Call me a masochist, but I've been using UEFI boot on systems new enough
to support it. For this, it makes sense to have the kernel and initrd
images on the EFI system partition.

It's not an absolute requirement. One could have grub on the system
partition, and have grub read the kernel off whatever filesystem it's on.

However, as far as I can tell, the direction the boot process is going
is for the kernel to be an EFI executable. No boot loader in the
oldschool sense, just something to select which kernel to run and pass a
command line.

To simply run the kernel as an EFI application, two requirements:
- The kernel image has to be compiled as an EFI executable. Recent
  Debian kernel images are.
- The kernel image has to be on a file system EFI can read.
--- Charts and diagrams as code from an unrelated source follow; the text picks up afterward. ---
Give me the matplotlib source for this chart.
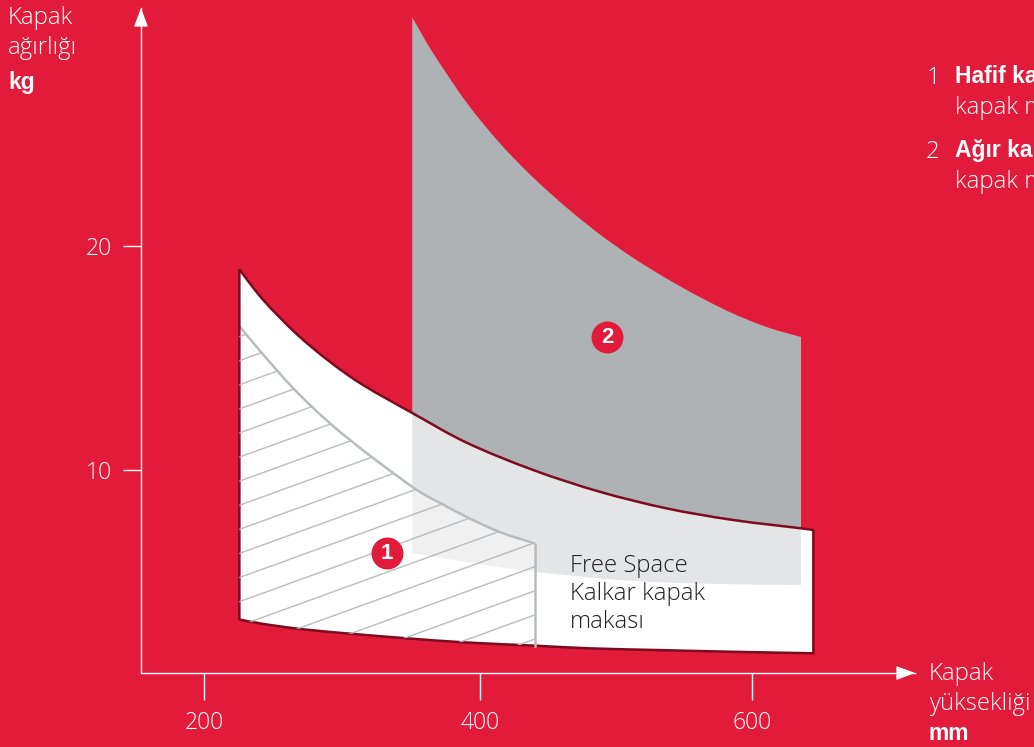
"""Kapak agirligi / kapak yuksekligi range chart for the Free Space lift."""

import numpy as np
import matplotlib

matplotlib.use("Agg")
import matplotlib.pyplot as plt
from matplotlib.patches import PathPatch
from matplotlib.path import Path

# upper limit of the white area
upper_x = np.array([225.8, 243.3, 267.7, 292.0, 316.3, 352.0, 391.8, 440.4, 489.0, 537.7, 586.4, 635.8, 644.8])
upper_y = np.array([18.96, 17.59, 16.07, 14.83, 13.79, 12.55, 11.22, 10.0, 9.03, 8.29, 7.77, 7.40, 7.32])

# lower limit of the white area
lower_x = np.array([225.8, 243.3, 272.5, 311.5, 348.0, 389.4, 441.6, 481.8, 535.0, 583.9, 644.8])
lower_y = np.array([3.33, 3.13, 2.89, 2.67, 2.49, 2.31, 2.16, 2.04, 1.96, 1.89, 1.82])

# upper limit of the hatched area
hatched_x = np.array([225.8, 242.3, 266.4, 293.4, 323.4, 355.5, 374.6, 394.2, 416.0, 441.6])
hatched_y = np.array([16.43, 15.22, 13.57, 12.01, 10.54, 9.11, 8.46, 7.83, 7.23, 6.72])

# upper limit of the grey area
grey_x = np.array([352.0, 367.2, 392.0, 416.0, 440.1, 465.0, 489.0, 513.1, 538.0, 562.0, 586.1, 611.0, 635.8])
grey_y = np.array([30.21, 28.62, 26.38, 24.59, 23.07, 21.70, 20.52, 19.48, 18.54, 17.72, 16.99, 16.38, 15.94])

# lower limit of the pale part of the grey area
pale_x = np.array([352.0, 401.5, 443.0, 503.6, 562.0, 635.8])
pale_y = np.array([6.29, 5.80, 5.45, 5.09, 4.93, 4.87])

x_ticks = [200, 401.5, 600]
x_tick_labels = ["200", "400", "600"]
y_ticks = [10, 20]
y_tick_labels = ["10", "20"]

RED = "#e21b3a"
DARK_RED = "#7d0a1f"
GREY = "#aeb2b5"
PALE = "#e4e5e7"
HATCH = "#b9bcbe"
WHITE = "#ffffff"
LIGHT_FONT = "Open Sans"
BOLD_FONT = "Liberation Sans"

W, H = 1034, 747


def smooth_chain(x, y):
    """Turn read points into Bezier segments so the curve has no corners."""
    pts = np.column_stack([x, y])
    n = len(pts)
    verts = [pts[0]]
    for i in range(n - 1):
        p0, p1, p2, p3 = pts[max(i - 1, 0)], pts[i], pts[i + 1], pts[min(i + 2, n - 1)]
        verts += [p1 + (p2 - p0) / 6, p2 - (p3 - p1) / 6, p2]
    return verts


def region(*chains):
    """Closed path through several chains, joined by straight lines."""
    verts, codes = [], []
    for k, (x, y) in enumerate(chains):
        chain = smooth_chain(x, y)
        verts += chain
        codes += [Path.MOVETO if k == 0 else Path.LINETO] + [Path.CURVE4] * (len(chain) - 1)
    verts.append(verts[0])
    codes.append(Path.CLOSEPOLY)
    return Path(verts, codes)


def fig_text(fig, px, py, s, color=WHITE, bold=False):
    if bold:
        fig.text(px / W, 1 - py / H, s, color=color, fontweight="bold", fontsize=16.5,
                 family=BOLD_FONT, ha="left", va="center")
    else:
        fig.text(px / W, 1 - (py + 1.5) / H, s, color=color, fontweight="light", fontsize=17.2,
                 family=LIGHT_FONT, ha="left", va="center")


fig = plt.figure(figsize=(W / 100, H / 100), dpi=100, facecolor=RED)
ax = fig.add_axes([141 / W, 74 / H, 774 / W, 665 / H], facecolor="none")
ax.set_xlim(154.0, 719.0)
ax.set_ylim(0.94, 30.63)

# areas
in_grey = (upper_x >= grey_x[0]) & (upper_x <= grey_x[-1])
edge = (upper_x[in_grey], upper_y[in_grey])
edge_back = (edge[0][::-1], edge[1][::-1])
lower_back = (lower_x[::-1], lower_y[::-1])

white_path = region((upper_x, upper_y), lower_back)
ax.add_patch(PathPatch(white_path, facecolor=WHITE, lw=0))
ax.add_patch(PathPatch(region(edge, (pale_x[::-1], pale_y[::-1])), facecolor=PALE, lw=0))
ax.add_patch(PathPatch(region((grey_x, grey_y), edge_back), facecolor=GREY, lw=0))

# hatched area
in_hatch = lower_x <= hatched_x[-1]
hatch_path = region((hatched_x, hatched_y), (lower_x[in_hatch][::-1], lower_y[in_hatch][::-1]))
hatch_patch = PathPatch(hatch_path, facecolor=WHITE, alpha=0.45, lw=0)
ax.add_patch(hatch_patch)

hatch_ends = np.array([225.8, 441.6])
for start in np.arange(15.96, -3.5, -1.076):
    line, = ax.plot(hatch_ends, start + 0.0222 * (hatch_ends - 225.8), color=HATCH, lw=1.0)
    line.set_clip_path(hatch_patch)

ax.add_patch(PathPatch(Path(smooth_chain(hatched_x, hatched_y),
                            [Path.MOVETO] + [Path.CURVE4] * (3 * (len(hatched_x) - 1))),
                       facecolor="none", edgecolor=HATCH, lw=1.8))
ax.plot([hatched_x[-1], lower_x[in_hatch][-1]], [hatched_y[-1], lower_y[in_hatch][-1]], color=HATCH, lw=1.8)

# outline of the white area
ax.add_patch(PathPatch(white_path, facecolor="none", edgecolor=DARK_RED, lw=1.8, joinstyle="miter"))

# numbered badges
for bx, by, label in [(333.6, 6.29, "1"), (494.2, 15.94, "2")]:
    ax.plot(bx, by, "o", ms=23, color=RED, mec="none")
    ax.text(bx, by - 0.03, label, color=WHITE, fontweight="bold", fontsize=16, family=BOLD_FONT,
            ha="center", va="center")

# axes
for side in ("top", "right"):
    ax.spines[side].set_visible(False)
for side in ("left", "bottom"):
    ax.spines[side].set_color(WHITE)
    ax.spines[side].set_linewidth(1.0)
ax.set_xticks(x_ticks, x_tick_labels)
ax.set_yticks(y_ticks, y_tick_labels)
ax.tick_params(axis="x", direction="out", length=19.5, width=1.0, color=WHITE, pad=8,
               labelcolor=WHITE, labelsize=16.5)
ax.tick_params(axis="y", direction="out", length=13, width=1.0, color=WHITE, pad=8,
               labelcolor=WHITE, labelsize=16.5)
for label in ax.get_xticklabels() + ax.get_yticklabels():
    label.set_family(LIGHT_FONT)
    label.set_fontweight("light")

head = dict(arrowstyle="-|>,head_length=1.15,head_width=0.43", color=WHITE, lw=1.0,
            mutation_scale=10, shrinkA=0, shrinkB=0)
ax.annotate("", xy=(1, 0), xytext=(0.985, 0), xycoords="axes fraction", arrowprops=head)
ax.annotate("", xy=(0, 1), xytext=(0, 0.98), xycoords="axes fraction", arrowprops=head)

# axis titles
fig_text(fig, 8, 17, "Kapak")
fig_text(fig, 8, 46, "ağırlığı")
fig_text(fig, 8, 82, "kg", bold=True)
fig_text(fig, 929, 672, "Kapak")
fig_text(fig, 929, 702, "yüksekliği")
fig_text(fig, 929, 733, "mm", bold=True)

# key
fig_text(fig, 927, 77, "1")
fig_text(fig, 955, 77, "Hafif kapak", bold=True)
fig_text(fig, 955, 106, "kapak makası")
fig_text(fig, 926, 151, "2")
fig_text(fig, 955, 151, "Ağır kapak", bold=True)
fig_text(fig, 955, 180, "kapak makası")

# label on the chart
fig_text(fig, 570, 564, "Free Space", color="#231f20")
fig_text(fig, 570, 593, "Kalkar kapak", color="#231f20")
fig_text(fig, 570, 621, "makası", color="#231f20")

fig.savefig("out.png", dpi=100, facecolor=RED)
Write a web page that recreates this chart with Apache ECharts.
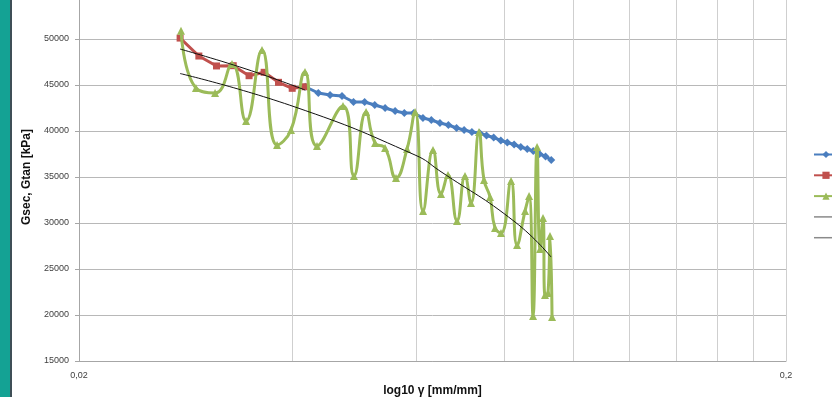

That doesn't
  necessarily mean the system partition, but it does mean vfat.

Now, in linux-image-* packages, the kernel image is simply a file in
/boot. If /boot is the EFI system partition, dpkg will fail to update
the package, because dpkg assumes file systems have hard link support.

When this issue came up back in 2008, it was decided to just accept this
dpkg limitation and officially require /boot to be a POSIX file system.
I suggest to revisit this decision in the context of UEFI boot.

How best to implement this depends on the preferred way of mounting the
system partition. Arguably, the system partition should be /boot, since
that's the point. In that case, one could ship the kernel image beneath
/lib in the package and copy it to /boot from postinst.

Another popular option is to have /boot on the root file system and the
system partition on /boot/efi. In that case, it would be fine to leave
the kernel image in the package as it is now, but the package should
offer to always keep copies of the kernel and the initrd in /boot/efi.